Pennsylvania Politics

HARRISBURG, Pa. (WHTM) — Pennsylvania State Senate District 48 meets the requirement that a district is contiguous only in the most technical sense: The district, which encompasses Lebanon and parts of Dauphin and York counties, is connected across the Susquehanna River only in a part of the river that has no bridges.

The League of Women Voters (LWV), in fact, planned to make that point with a kayaking event across the river Thursday, before they canceled the event due to unfavorable weather. The safely Republican district — “one of the more badly, sadly gerrymandered districts of Pennsylvania,” Carol Kuniholm of LWV said Thursday during a virtual event — gives GOP nominee Chris Gebhard the edge in his quest to fill the seat that has been vacant since Dave Arnold died in January.

Don’t blame Gebhard for the boundaries. He’s a first-time candidate, powerless over the current boundaries — and likely, he says, over those that will prevail for the next decade, following the 2020 Census.

“I’m a realist,” Gebhard told abc27 separately Thursday. “Whoever wins this election is going to be the most freshman of freshman senators… and I’m not sure how much input that the most freshman of freshman senators is going to have.”

So what matters more: Being a member of the party in control of the legislature, i.e., Republicans in Pennsylvania’s case? Or being an incumbent, with influence over the selection of commissioners who will draw the new boundaries?

“I would say yes to both of those things,” Kuniholm of the LWV said.

In “purple” Pennsylvania, which voted for President Joe Biden, Republicans hold 27 Senate seats, compared to 20 for Democrats. In the state’s House of Representatives, Republicans hold a 111 to 90 advantage. Kuniholm said politics have long played a role in the way boundaries are drawn, including in past decades, when Democrats were in charge. But she said a combination of hyper-partisan politics and technology — enabling computers to use Census data to draw boundaries designed to give one party as many “safe” seats as possible — have supercharged the trend.

Calvin Clements, the Democratic nominee for District 48, said parts of the district — in York County, especially — rarely attract attention from incumbent lawmakers.

“The only time they see representation is during elections, and then the visits of their elected representatives become fairly sparse,” Clements said. “It smacks of how we built this country: taxation without representation.”

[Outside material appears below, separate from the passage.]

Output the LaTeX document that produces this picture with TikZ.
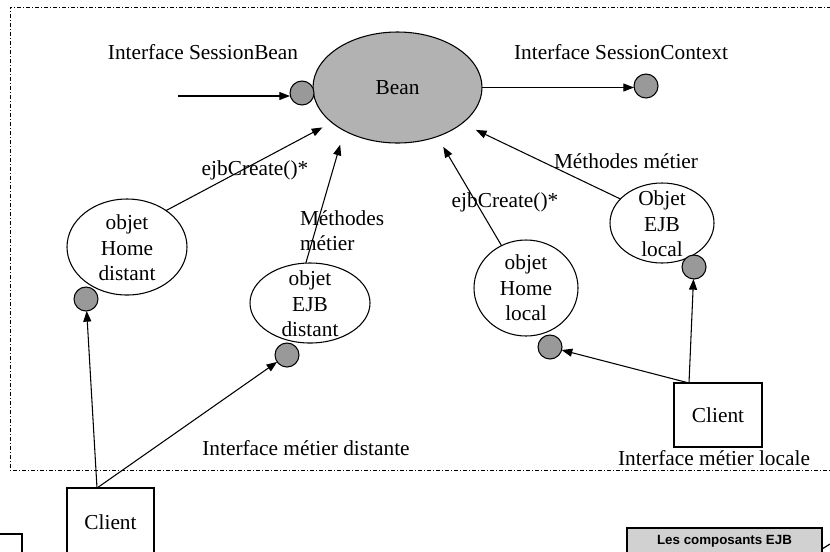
\documentclass[tikz,border=0pt]{standalone}
\usepackage{fontspec}
\setmainfont{Liberation Serif}
\newfontfamily\boxsans{Liberation Sans}
\usetikzlibrary{shapes.geometric,arrows.meta}
\definecolor{beangray}{gray}{0.70}
\definecolor{portgray}{gray}{0.60}
\definecolor{titlegray}{gray}{0.82}

\begin{document}
\begin{tikzpicture}[x=0.75pt,y=-0.75pt,
  every node/.style={inner sep=0pt, outer sep=0pt},
  txt/.style={font=\fontsize{16}{19}\selectfont, align=center},
  ln/.style={line width=0.8pt},
  arr/.style={ln, -{Triangle[length=8pt,width=6pt]}},
  port/.style={circle, draw, line width=0.8pt, fill=portgray, minimum size=18pt},
  obj/.style={ellipse, draw, line width=0.8pt, fill=white},
  frame/.style={line width=0.7pt, dash pattern=on 3pt off 1.5pt on 0.75pt off 1.5pt},
  box/.style={rectangle, draw, line width=0.9pt, fill=white}
]
\useasboundingbox (0,0) rectangle (830,551);
\clip (0,0) rectangle (830,551);

% container frame (dash-dot, open to the right)
\draw[frame] (840,7) -- (10,7) -- (10,470) -- (840,470);

% the bean and its two session interfaces
\node[obj, fill=beangray, minimum width=126.75pt, minimum height=83.25pt] (Bean) at (397.5,87.5) {};
\node[txt] (tBean) at (397.5,88) {Bean};
\node[port] (SB) at (302,93) {};
\node[port] (SC) at (646,86) {};
\coordinate (sbin) at (178,96);

% objects and their ports
\node[obj, minimum width=90pt, minimum height=72pt] (HD) at (127,247) {};
\node[txt] (tHD) at (127,248) {objet\\Home\\distant};
\node[port] (HDp) at (86,299) {};

\node[obj, minimum width=90pt, minimum height=60pt] (ED) at (310,303) {};
\node[txt] (tED) at (310,304) {objet\\EJB\\distant};
\node[port] (EDp) at (287,355) {};

\node[obj, minimum width=78pt, minimum height=72pt] (HL) at (526,288) {};
\node[txt] (tHL) at (526,288) {objet\\Home\\local};
\node[port] (HLp) at (550,347) {};

\node[obj, minimum width=78pt, minimum height=60pt] (EL) at (662,223) {};
\node[txt] (tEL) at (662,224) {Objet\\EJB\\local};
\node[port] (ELp) at (694,267) {};

% clients
\node[box, txt, minimum width=65.25pt, minimum height=51pt, anchor=north west] (C1) at (67,488) {Client};
\node[box, txt, minimum width=66pt, minimum height=48pt, anchor=north west] (C2) at (674,383) {Client};
\coordinate (c1top) at ([xshift=22.5pt]C1.north west);
\coordinate (c2top) at ([xshift=11.25pt]C2.north west);

% labels
\node[txt] (lSB) at (203,52) {Interface SessionBean};
\node[txt] (lSC) at (621,52) {Interface SessionContext};
\node[txt] (ejb1) at (255,170) {ejbCreate()*};
\node[txt, align=left, anchor=west] (meth1) at (300,231) {Méthodes\\métier};
\node[txt] (ejb2) at (505,202) {ejbCreate()*};
\node[txt] (meth2) at (626,161) {Méthodes métier};
\node[txt] (dist) at (306,448) {Interface métier distante};
\node[txt] (loc) at (714,458) {Interface métier locale};

% connectors
\draw[arr] (sbin) -- (sbin -| SB.west);
\draw[arr] (Bean.east) -- (Bean.east -| SC.west);
\draw[arr, shorten >=8pt] (HD.43) -- (Bean.208);
\draw[arr, shorten >=11pt] (ED.96) -- (Bean.219);
\draw[arr, shorten >=9pt] (HL.120) -- (Bean.309);
\draw[arr, shorten >=11.5pt] (EL.150) -- (Bean.331);
\draw[arr] (c1top) -- (HDp);
\draw[arr] (c1top) -- (EDp);
\draw[arr] (c2top) -- (HLp);
\draw[arr] (c2top) -- (ELp);

% title plate and partial box at the page foot
\node[rectangle, draw, line width=0.9pt, fill=titlegray, minimum width=146.25pt, minimum height=19.5pt, anchor=north west,
      font=\boxsans\bfseries\fontsize{10}{12}\selectfont] (title) at (627,528) {Les composants EJB};
\draw[line width=0.9pt] (title.east |- 0,549) -- (830,544);
\draw[line width=0.8pt] (-10,534) -- (22,534) -- (22,560);
\end{tikzpicture}
\end{document}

Speakers during the LWV event repeated several times the complaint that “politicians choose their voters,” rather than the other way around.

Gebhard, although the beneficiary of District 48’s boundaries, agreed there might be a more “logical” was to draw district boundaries than the way they are drawn in Pennsylvania and elsewhere.

LWV supports legislation that would provide voters a chance to provide input during the process of drawing boundaries.